It’s been bugging me for months that we are still talking about a ‘food price crisis’ even though world commodity prices, including food, have come down a long way since their peak in mid 2008. Should we still be talking about 150m people being pushed below the poverty line by high food prices? Won’t they have reemerged from poverty as food prices come down again? In turns out that the answer is no – retail prices seem to have become delinked from world prices, according to a new FAO database.
According to the FAO’s Henri Josserand, ‘Although prices for all 55 countries have declined somewhat in the second half of 2008, they have, in the vast majority of cases, declined relatively much less than have international food commodity prices. Since most of the countries in the sample of 55 are low income, net importing countries, the obvious implication is that the ‘food crisis’ is indeed far from being over, for poorer households in these countries, which spend the better part of their incomes on food.
The reasons for this ‘stickiness’ are not fully understood at this time. We hypothesize that there are several factors, possibly interacting in complex way. So far, we have not found any set of explanatory variables that apply to the whole sample. Actually, we are pretty sure that understanding the reasons will require in-depth analysis at the national or regional levels.’
According to a summary in the Financial Times, ‘Retail rice in Malawi was quoted at 210 kwacha ($1.50, €1.11, £1.05) a kilogram, almost double that of a year ago.
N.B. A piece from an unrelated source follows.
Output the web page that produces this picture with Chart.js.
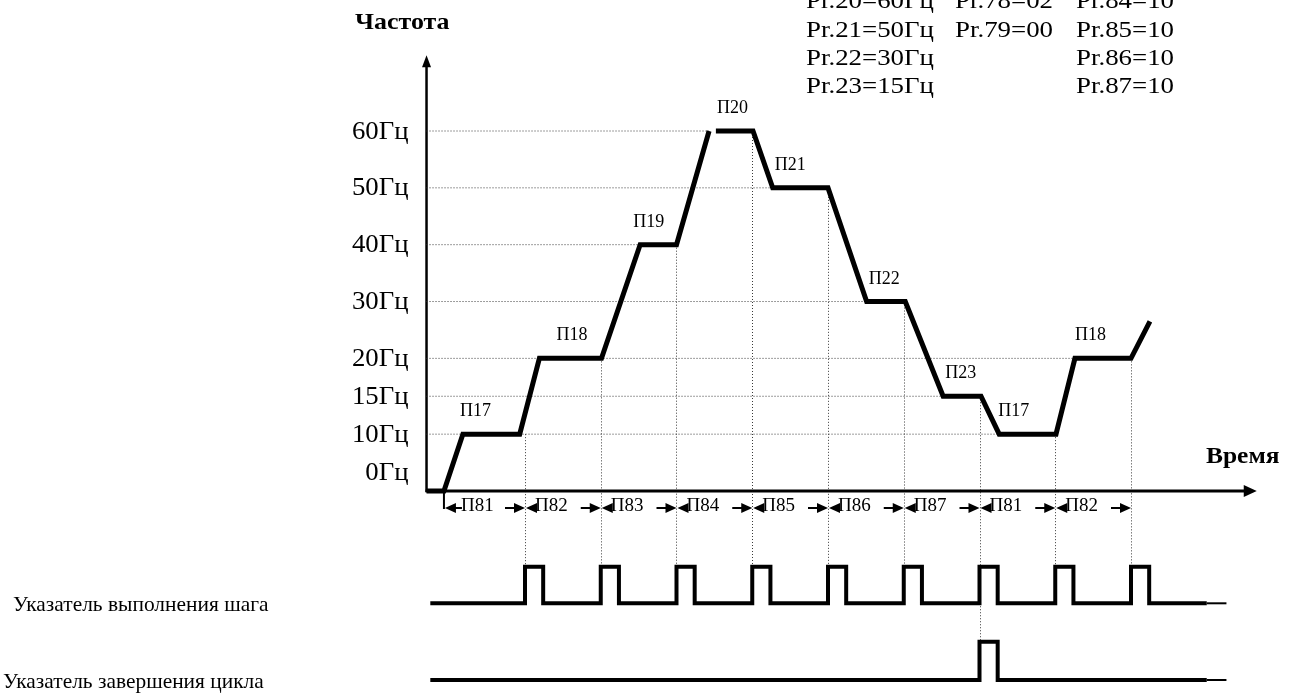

In Zambia, white maize, the main staple, cost in local markets 28,185 kwacha ($4.97, €3.69, £3.48) per 20kg, up from 17,500 kwacha a year ago.
In Kenya, wholesale maize prices were at $367 (€273, £258) a tonne, up from $222 a year ago, while in Burkina Faso, the cost of sorghum, the country’s staple, had risen to 13,500 CFA francs ($27.71, €20.58, £19.43) per 100kg, up from 11,500 CFA francs a year ago.
The situation was similar in Central America, where prices remained at levels similar to last year in spite of a drop in international benchmarks. However, food prices had fallen in most Latin American countries.
In Asia, local food prices were mostly higher than a year ago, although they had fallen in a few countries, including China. The cost of rice in India had risen to 22 rupees ($0.43, €0.32, £0.30) a kilogramme, from 18 rupees a year ago. The cost of wheat in Pakistan, the country’s staple, was 24 per cent higher than a year ago.’
There goes the silver lining – the global economic crisis has not just hit growth, government revenues, remittances, jobs etc etc, but it has not even brought down prices for poor consumers (although it’s hard to imagine that this stickiness will persist for ever) – the rise in global hunger experienced in 2008 will persist as one shock is laid on top of another that has already left poor communities vulnerable and hungry. What about farmers, especially small producers? Are they seeing the prices they receive fall in line with world markets, or stay high along with retail prices? The FAO is collecting data on the link between world and farmgate prices, but it is not yet ready.
To add to the confusion, an agriculture guy from the World Bank recently told me that his real worry was volatility, not absolute prices. Many large farmers planted at the top of the market, paying big money for fertilizers etc, but have now lost money as crop prices have fallen. His concern is that they will not be planting this time around, and output may fall.